+++ Source data
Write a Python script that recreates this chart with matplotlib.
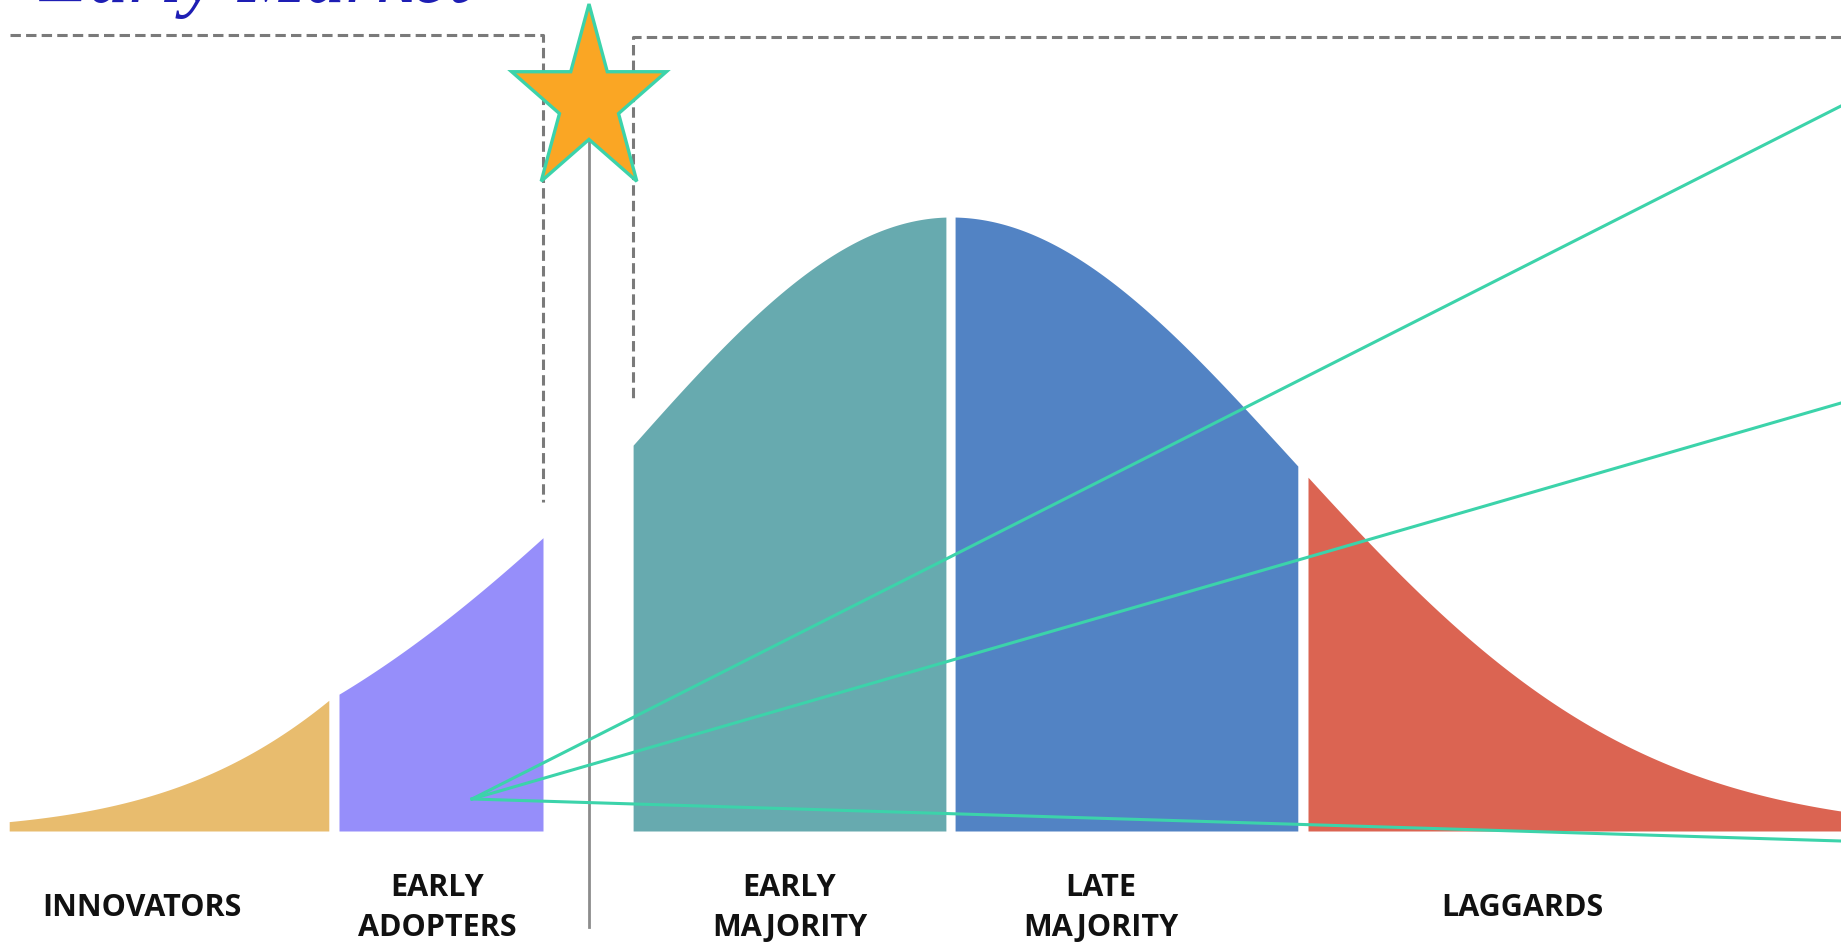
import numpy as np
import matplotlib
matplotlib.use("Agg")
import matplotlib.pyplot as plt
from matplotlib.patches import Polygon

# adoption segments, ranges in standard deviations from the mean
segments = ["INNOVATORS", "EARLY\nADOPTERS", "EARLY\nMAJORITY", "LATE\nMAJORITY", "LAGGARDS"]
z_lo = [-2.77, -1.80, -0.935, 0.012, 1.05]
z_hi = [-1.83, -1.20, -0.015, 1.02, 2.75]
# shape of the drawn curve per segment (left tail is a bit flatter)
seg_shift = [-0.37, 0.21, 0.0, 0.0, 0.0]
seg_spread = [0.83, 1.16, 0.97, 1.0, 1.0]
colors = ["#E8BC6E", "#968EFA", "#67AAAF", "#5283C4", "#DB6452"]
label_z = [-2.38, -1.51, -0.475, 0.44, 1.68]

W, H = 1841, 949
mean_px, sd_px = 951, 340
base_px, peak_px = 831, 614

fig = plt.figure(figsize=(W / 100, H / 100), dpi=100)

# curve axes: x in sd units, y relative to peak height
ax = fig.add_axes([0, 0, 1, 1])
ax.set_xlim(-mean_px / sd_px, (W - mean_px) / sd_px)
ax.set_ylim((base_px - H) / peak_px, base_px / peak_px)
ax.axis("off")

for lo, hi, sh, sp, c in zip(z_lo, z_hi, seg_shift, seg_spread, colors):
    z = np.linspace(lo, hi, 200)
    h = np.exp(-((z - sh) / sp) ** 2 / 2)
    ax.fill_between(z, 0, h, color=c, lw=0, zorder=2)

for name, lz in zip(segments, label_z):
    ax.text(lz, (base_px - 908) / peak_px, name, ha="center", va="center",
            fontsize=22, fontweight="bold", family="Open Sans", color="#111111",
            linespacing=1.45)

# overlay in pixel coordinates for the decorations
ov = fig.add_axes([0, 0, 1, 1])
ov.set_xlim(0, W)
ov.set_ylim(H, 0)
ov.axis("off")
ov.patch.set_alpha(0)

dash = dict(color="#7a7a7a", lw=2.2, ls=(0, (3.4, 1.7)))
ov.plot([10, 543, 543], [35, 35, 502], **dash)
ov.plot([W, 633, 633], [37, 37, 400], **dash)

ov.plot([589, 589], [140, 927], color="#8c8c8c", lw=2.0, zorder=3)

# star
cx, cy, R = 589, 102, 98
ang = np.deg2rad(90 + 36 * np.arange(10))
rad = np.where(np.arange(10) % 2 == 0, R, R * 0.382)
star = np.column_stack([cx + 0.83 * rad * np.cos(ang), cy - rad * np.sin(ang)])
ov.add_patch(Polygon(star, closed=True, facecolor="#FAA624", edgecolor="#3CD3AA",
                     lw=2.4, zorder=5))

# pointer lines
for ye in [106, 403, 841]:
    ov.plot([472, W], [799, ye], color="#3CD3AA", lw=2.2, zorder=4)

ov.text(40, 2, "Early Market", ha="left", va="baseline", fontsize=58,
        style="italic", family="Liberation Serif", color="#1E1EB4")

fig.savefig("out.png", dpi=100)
++++++
__The exercise__. Print the whole listing above once more, word for word, without its pictures.

__Problem solution__.
Write a Python script that recreates this chart with matplotlib.
import numpy as np
import matplotlib
matplotlib.use("Agg")
import matplotlib.pyplot as plt
from matplotlib.patches import Polygon

# adoption segments, ranges in standard deviations from the mean
segments = ["INNOVATORS", "EARLY\nADOPTERS", "EARLY\nMAJORITY", "LATE\nMAJORITY", "LAGGARDS"]
z_lo = [-2.77, -1.80, -0.935, 0.012, 1.05]
z_hi = [-1.83, -1.20, -0.015, 1.02, 2.75]
# shape of the drawn curve per segment (left tail is a bit flatter)
seg_shift = [-0.37, 0.21, 0.0, 0.0, 0.0]
seg_spread = [0.83, 1.16, 0.97, 1.0, 1.0]
colors = ["#E8BC6E", "#968EFA", "#67AAAF", "#5283C4", "#DB6452"]
label_z = [-2.38, -1.51, -0.475, 0.44, 1.68]

W, H = 1841, 949
mean_px, sd_px = 951, 340
base_px, peak_px = 831, 614

fig = plt.figure(figsize=(W / 100, H / 100), dpi=100)

# curve axes: x in sd units, y relative to peak height
ax = fig.add_axes([0, 0, 1, 1])
ax.set_xlim(-mean_px / sd_px, (W - mean_px) / sd_px)
ax.set_ylim((base_px - H) / peak_px, base_px / peak_px)
ax.axis("off")

for lo, hi, sh, sp, c in zip(z_lo, z_hi, seg_shift, seg_spread, colors):
    z = np.linspace(lo, hi, 200)
    h = np.exp(-((z - sh) / sp) ** 2 / 2)
    ax.fill_between(z, 0, h, color=c, lw=0, zorder=2)

for name, lz in zip(segments, label_z):
    ax.text(lz, (base_px - 908) / peak_px, name, ha="center", va="center",
            fontsize=22, fontweight="bold", family="Open Sans", color="#111111",
            linespacing=1.45)

# overlay in pixel coordinates for the decorations
ov = fig.add_axes([0, 0, 1, 1])
ov.set_xlim(0, W)
ov.set_ylim(H, 0)
ov.axis("off")
ov.patch.set_alpha(0)

dash = dict(color="#7a7a7a", lw=2.2, ls=(0, (3.4, 1.7)))
ov.plot([10, 543, 543], [35, 35, 502], **dash)
ov.plot([W, 633, 633], [37, 37, 400], **dash)

ov.plot([589, 589], [140, 927], color="#8c8c8c", lw=2.0, zorder=3)

# star
cx, cy, R = 589, 102, 98
ang = np.deg2rad(90 + 36 * np.arange(10))
rad = np.where(np.arange(10) % 2 == 0, R, R * 0.382)
star = np.column_stack([cx + 0.83 * rad * np.cos(ang), cy - rad * np.sin(ang)])
ov.add_patch(Polygon(star, closed=True, facecolor="#FAA624", edgecolor="#3CD3AA",
                     lw=2.4, zorder=5))

# pointer lines
for ye in [106, 403, 841]:
    ov.plot([472, W], [799, ye], color="#3CD3AA", lw=2.2, zorder=4)

ov.text(40, 2, "Early Market", ha="left", va="baseline", fontsize=58,
        style="italic", family="Liberation Serif", color="#1E1EB4")

fig.savefig("out.png", dpi=100)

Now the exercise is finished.